**OBJECTIVE:** Render the following material again verbatim, leaving nothing out.

**DATA SHOWN:**
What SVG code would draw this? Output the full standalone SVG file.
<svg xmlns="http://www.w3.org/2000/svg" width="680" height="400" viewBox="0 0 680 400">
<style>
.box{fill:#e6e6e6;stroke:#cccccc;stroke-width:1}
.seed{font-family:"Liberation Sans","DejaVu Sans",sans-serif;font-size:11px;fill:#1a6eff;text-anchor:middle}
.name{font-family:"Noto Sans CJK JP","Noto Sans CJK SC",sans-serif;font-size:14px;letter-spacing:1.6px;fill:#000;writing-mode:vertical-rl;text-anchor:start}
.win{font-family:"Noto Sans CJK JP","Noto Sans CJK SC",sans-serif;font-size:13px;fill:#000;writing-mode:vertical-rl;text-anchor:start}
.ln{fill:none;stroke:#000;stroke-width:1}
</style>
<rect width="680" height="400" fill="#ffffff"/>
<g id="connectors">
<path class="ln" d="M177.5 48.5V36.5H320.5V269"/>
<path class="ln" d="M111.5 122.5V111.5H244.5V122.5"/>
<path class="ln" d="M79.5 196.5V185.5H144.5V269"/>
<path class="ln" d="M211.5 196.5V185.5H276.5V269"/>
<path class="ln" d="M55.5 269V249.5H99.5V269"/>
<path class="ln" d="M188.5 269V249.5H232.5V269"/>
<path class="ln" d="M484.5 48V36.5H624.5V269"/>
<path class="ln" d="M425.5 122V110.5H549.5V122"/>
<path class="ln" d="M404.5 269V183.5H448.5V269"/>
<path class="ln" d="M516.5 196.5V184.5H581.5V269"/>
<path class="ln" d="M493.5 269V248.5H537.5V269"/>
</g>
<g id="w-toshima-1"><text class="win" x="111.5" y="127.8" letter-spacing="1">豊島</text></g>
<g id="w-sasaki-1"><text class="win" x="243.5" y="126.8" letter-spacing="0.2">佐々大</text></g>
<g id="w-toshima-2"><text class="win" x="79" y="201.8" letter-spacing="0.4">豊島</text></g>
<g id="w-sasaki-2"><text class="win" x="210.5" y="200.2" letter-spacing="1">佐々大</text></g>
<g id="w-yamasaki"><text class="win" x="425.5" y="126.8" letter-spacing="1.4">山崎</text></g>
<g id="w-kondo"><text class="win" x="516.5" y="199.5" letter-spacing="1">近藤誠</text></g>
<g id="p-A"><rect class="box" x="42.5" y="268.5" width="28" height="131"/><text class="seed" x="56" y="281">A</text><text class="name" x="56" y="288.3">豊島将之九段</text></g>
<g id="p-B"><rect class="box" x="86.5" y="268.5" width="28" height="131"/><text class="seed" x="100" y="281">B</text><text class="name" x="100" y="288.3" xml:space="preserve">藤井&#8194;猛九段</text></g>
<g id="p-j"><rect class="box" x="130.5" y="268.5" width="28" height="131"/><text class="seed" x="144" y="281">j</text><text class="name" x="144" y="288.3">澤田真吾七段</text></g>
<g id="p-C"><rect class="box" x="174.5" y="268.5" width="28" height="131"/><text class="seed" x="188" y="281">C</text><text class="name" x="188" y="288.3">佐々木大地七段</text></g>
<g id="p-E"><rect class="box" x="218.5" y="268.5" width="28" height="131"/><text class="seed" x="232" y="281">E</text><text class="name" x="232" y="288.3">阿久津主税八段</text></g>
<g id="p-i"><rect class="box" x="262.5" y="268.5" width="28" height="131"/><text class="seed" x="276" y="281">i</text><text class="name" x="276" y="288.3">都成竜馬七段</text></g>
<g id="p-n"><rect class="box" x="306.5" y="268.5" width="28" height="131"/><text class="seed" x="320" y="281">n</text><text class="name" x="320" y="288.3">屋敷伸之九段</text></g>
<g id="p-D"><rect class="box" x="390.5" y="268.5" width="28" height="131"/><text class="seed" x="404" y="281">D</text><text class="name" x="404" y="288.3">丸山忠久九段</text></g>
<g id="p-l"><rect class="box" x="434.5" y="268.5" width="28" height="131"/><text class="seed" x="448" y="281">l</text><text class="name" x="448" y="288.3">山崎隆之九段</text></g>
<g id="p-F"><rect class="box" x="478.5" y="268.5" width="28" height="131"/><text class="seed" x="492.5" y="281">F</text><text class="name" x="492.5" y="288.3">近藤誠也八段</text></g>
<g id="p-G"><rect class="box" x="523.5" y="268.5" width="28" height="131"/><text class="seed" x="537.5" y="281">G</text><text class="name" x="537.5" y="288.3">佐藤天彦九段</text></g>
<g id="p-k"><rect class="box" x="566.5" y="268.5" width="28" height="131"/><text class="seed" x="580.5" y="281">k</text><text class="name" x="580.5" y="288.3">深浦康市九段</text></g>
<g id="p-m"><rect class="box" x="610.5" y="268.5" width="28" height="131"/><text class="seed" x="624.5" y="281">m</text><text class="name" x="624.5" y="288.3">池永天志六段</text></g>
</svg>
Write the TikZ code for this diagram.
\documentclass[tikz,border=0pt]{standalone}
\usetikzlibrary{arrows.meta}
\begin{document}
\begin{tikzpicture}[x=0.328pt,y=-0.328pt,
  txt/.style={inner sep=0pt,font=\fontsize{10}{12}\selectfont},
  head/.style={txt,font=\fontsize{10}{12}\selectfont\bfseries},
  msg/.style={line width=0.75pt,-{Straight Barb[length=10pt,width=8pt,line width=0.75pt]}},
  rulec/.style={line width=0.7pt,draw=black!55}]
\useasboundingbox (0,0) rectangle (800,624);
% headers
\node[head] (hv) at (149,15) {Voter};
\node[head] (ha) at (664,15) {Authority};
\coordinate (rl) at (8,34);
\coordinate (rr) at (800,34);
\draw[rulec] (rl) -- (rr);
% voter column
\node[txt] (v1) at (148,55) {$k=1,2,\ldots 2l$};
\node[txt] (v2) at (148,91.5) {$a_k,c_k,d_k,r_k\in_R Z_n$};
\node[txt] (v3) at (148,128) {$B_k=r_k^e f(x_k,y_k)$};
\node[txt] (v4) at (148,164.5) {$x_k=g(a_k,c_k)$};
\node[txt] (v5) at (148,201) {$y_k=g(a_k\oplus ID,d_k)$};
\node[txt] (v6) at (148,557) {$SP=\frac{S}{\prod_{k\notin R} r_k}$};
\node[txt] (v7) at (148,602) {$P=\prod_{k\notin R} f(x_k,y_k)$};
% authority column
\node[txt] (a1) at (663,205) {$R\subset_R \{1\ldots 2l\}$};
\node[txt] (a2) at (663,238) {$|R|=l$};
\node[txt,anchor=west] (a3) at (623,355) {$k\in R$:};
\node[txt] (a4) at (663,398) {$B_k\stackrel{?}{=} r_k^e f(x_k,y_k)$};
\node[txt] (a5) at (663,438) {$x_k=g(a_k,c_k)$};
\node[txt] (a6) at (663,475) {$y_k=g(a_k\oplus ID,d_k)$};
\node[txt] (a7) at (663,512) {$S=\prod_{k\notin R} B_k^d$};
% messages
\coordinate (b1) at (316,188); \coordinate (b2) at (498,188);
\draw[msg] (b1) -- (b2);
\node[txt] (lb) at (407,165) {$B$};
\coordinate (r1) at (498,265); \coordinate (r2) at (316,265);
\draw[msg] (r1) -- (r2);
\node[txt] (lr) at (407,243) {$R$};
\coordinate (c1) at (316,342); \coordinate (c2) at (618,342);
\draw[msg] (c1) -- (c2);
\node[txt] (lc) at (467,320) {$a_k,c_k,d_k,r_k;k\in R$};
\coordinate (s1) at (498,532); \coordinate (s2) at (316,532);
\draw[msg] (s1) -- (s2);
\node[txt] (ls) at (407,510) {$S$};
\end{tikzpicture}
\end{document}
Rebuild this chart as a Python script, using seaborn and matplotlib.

**RESPONSE TO THE TASK:**
What SVG code would draw this? Output the full standalone SVG file.
<svg xmlns="http://www.w3.org/2000/svg" width="680" height="400" viewBox="0 0 680 400">
<style>
.box{fill:#e6e6e6;stroke:#cccccc;stroke-width:1}
.seed{font-family:"Liberation Sans","DejaVu Sans",sans-serif;font-size:11px;fill:#1a6eff;text-anchor:middle}
.name{font-family:"Noto Sans CJK JP","Noto Sans CJK SC",sans-serif;font-size:14px;letter-spacing:1.6px;fill:#000;writing-mode:vertical-rl;text-anchor:start}
.win{font-family:"Noto Sans CJK JP","Noto Sans CJK SC",sans-serif;font-size:13px;fill:#000;writing-mode:vertical-rl;text-anchor:start}
.ln{fill:none;stroke:#000;stroke-width:1}
</style>
<rect width="680" height="400" fill="#ffffff"/>
<g id="connectors">
<path class="ln" d="M177.5 48.5V36.5H320.5V269"/>
<path class="ln" d="M111.5 122.5V111.5H244.5V122.5"/>
<path class="ln" d="M79.5 196.5V185.5H144.5V269"/>
<path class="ln" d="M211.5 196.5V185.5H276.5V269"/>
<path class="ln" d="M55.5 269V249.5H99.5V269"/>
<path class="ln" d="M188.5 269V249.5H232.5V269"/>
<path class="ln" d="M484.5 48V36.5H624.5V269"/>
<path class="ln" d="M425.5 122V110.5H549.5V122"/>
<path class="ln" d="M404.5 269V183.5H448.5V269"/>
<path class="ln" d="M516.5 196.5V184.5H581.5V269"/>
<path class="ln" d="M493.5 269V248.5H537.5V269"/>
</g>
<g id="w-toshima-1"><text class="win" x="111.5" y="127.8" letter-spacing="1">豊島</text></g>
<g id="w-sasaki-1"><text class="win" x="243.5" y="126.8" letter-spacing="0.2">佐々大</text></g>
<g id="w-toshima-2"><text class="win" x="79" y="201.8" letter-spacing="0.4">豊島</text></g>
<g id="w-sasaki-2"><text class="win" x="210.5" y="200.2" letter-spacing="1">佐々大</text></g>
<g id="w-yamasaki"><text class="win" x="425.5" y="126.8" letter-spacing="1.4">山崎</text></g>
<g id="w-kondo"><text class="win" x="516.5" y="199.5" letter-spacing="1">近藤誠</text></g>
<g id="p-A"><rect class="box" x="42.5" y="268.5" width="28" height="131"/><text class="seed" x="56" y="281">A</text><text class="name" x="56" y="288.3">豊島将之九段</text></g>
<g id="p-B"><rect class="box" x="86.5" y="268.5" width="28" height="131"/><text class="seed" x="100" y="281">B</text><text class="name" x="100" y="288.3" xml:space="preserve">藤井&#8194;猛九段</text></g>
<g id="p-j"><rect class="box" x="130.5" y="268.5" width="28" height="131"/><text class="seed" x="144" y="281">j</text><text class="name" x="144" y="288.3">澤田真吾七段</text></g>
<g id="p-C"><rect class="box" x="174.5" y="268.5" width="28" height="131"/><text class="seed" x="188" y="281">C</text><text class="name" x="188" y="288.3">佐々木大地七段</text></g>
<g id="p-E"><rect class="box" x="218.5" y="268.5" width="28" height="131"/><text class="seed" x="232" y="281">E</text><text class="name" x="232" y="288.3">阿久津主税八段</text></g>
<g id="p-i"><rect class="box" x="262.5" y="268.5" width="28" height="131"/><text class="seed" x="276" y="281">i</text><text class="name" x="276" y="288.3">都成竜馬七段</text></g>
<g id="p-n"><rect class="box" x="306.5" y="268.5" width="28" height="131"/><text class="seed" x="320" y="281">n</text><text class="name" x="320" y="288.3">屋敷伸之九段</text></g>
<g id="p-D"><rect class="box" x="390.5" y="268.5" width="28" height="131"/><text class="seed" x="404" y="281">D</text><text class="name" x="404" y="288.3">丸山忠久九段</text></g>
<g id="p-l"><rect class="box" x="434.5" y="268.5" width="28" height="131"/><text class="seed" x="448" y="281">l</text><text class="name" x="448" y="288.3">山崎隆之九段</text></g>
<g id="p-F"><rect class="box" x="478.5" y="268.5" width="28" height="131"/><text class="seed" x="492.5" y="281">F</text><text class="name" x="492.5" y="288.3">近藤誠也八段</text></g>
<g id="p-G"><rect class="box" x="523.5" y="268.5" width="28" height="131"/><text class="seed" x="537.5" y="281">G</text><text class="name" x="537.5" y="288.3">佐藤天彦九段</text></g>
<g id="p-k"><rect class="box" x="566.5" y="268.5" width="28" height="131"/><text class="seed" x="580.5" y="281">k</text><text class="name" x="580.5" y="288.3">深浦康市九段</text></g>
<g id="p-m"><rect class="box" x="610.5" y="268.5" width="28" height="131"/><text class="seed" x="624.5" y="281">m</text><text class="name" x="624.5" y="288.3">池永天志六段</text></g>
</svg>
Write the TikZ code for this diagram.
\documentclass[tikz,border=0pt]{standalone}
\usetikzlibrary{arrows.meta}
\begin{document}
\begin{tikzpicture}[x=0.328pt,y=-0.328pt,
  txt/.style={inner sep=0pt,font=\fontsize{10}{12}\selectfont},
  head/.style={txt,font=\fontsize{10}{12}\selectfont\bfseries},
  msg/.style={line width=0.75pt,-{Straight Barb[length=10pt,width=8pt,line width=0.75pt]}},
  rulec/.style={line width=0.7pt,draw=black!55}]
\useasboundingbox (0,0) rectangle (800,624);
% headers
\node[head] (hv) at (149,15) {Voter};
\node[head] (ha) at (664,15) {Authority};
\coordinate (rl) at (8,34);
\coordinate (rr) at (800,34);
\draw[rulec] (rl) -- (rr);
% voter column
\node[txt] (v1) at (148,55) {$k=1,2,\ldots 2l$};
\node[txt] (v2) at (148,91.5) {$a_k,c_k,d_k,r_k\in_R Z_n$};
\node[txt] (v3) at (148,128) {$B_k=r_k^e f(x_k,y_k)$};
\node[txt] (v4) at (148,164.5) {$x_k=g(a_k,c_k)$};
\node[txt] (v5) at (148,201) {$y_k=g(a_k\oplus ID,d_k)$};
\node[txt] (v6) at (148,557) {$SP=\frac{S}{\prod_{k\notin R} r_k}$};
\node[txt] (v7) at (148,602) {$P=\prod_{k\notin R} f(x_k,y_k)$};
% authority column
\node[txt] (a1) at (663,205) {$R\subset_R \{1\ldots 2l\}$};
\node[txt] (a2) at (663,238) {$|R|=l$};
\node[txt,anchor=west] (a3) at (623,355) {$k\in R$:};
\node[txt] (a4) at (663,398) {$B_k\stackrel{?}{=} r_k^e f(x_k,y_k)$};
\node[txt] (a5) at (663,438) {$x_k=g(a_k,c_k)$};
\node[txt] (a6) at (663,475) {$y_k=g(a_k\oplus ID,d_k)$};
\node[txt] (a7) at (663,512) {$S=\prod_{k\notin R} B_k^d$};
% messages
\coordinate (b1) at (316,188); \coordinate (b2) at (498,188);
\draw[msg] (b1) -- (b2);
\node[txt] (lb) at (407,165) {$B$};
\coordinate (r1) at (498,265); \coordinate (r2) at (316,265);
\draw[msg] (r1) -- (r2);
\node[txt] (lr) at (407,243) {$R$};
\coordinate (c1) at (316,342); \coordinate (c2) at (618,342);
\draw[msg] (c1) -- (c2);
\node[txt] (lc) at (467,320) {$a_k,c_k,d_k,r_k;k\in R$};
\coordinate (s1) at (498,532); \coordinate (s2) at (316,532);
\draw[msg] (s1) -- (s2);
\node[txt] (ls) at (407,510) {$S$};
\end{tikzpicture}
\end{document}
Rebuild this chart as a Python script, using seaborn and matplotlib.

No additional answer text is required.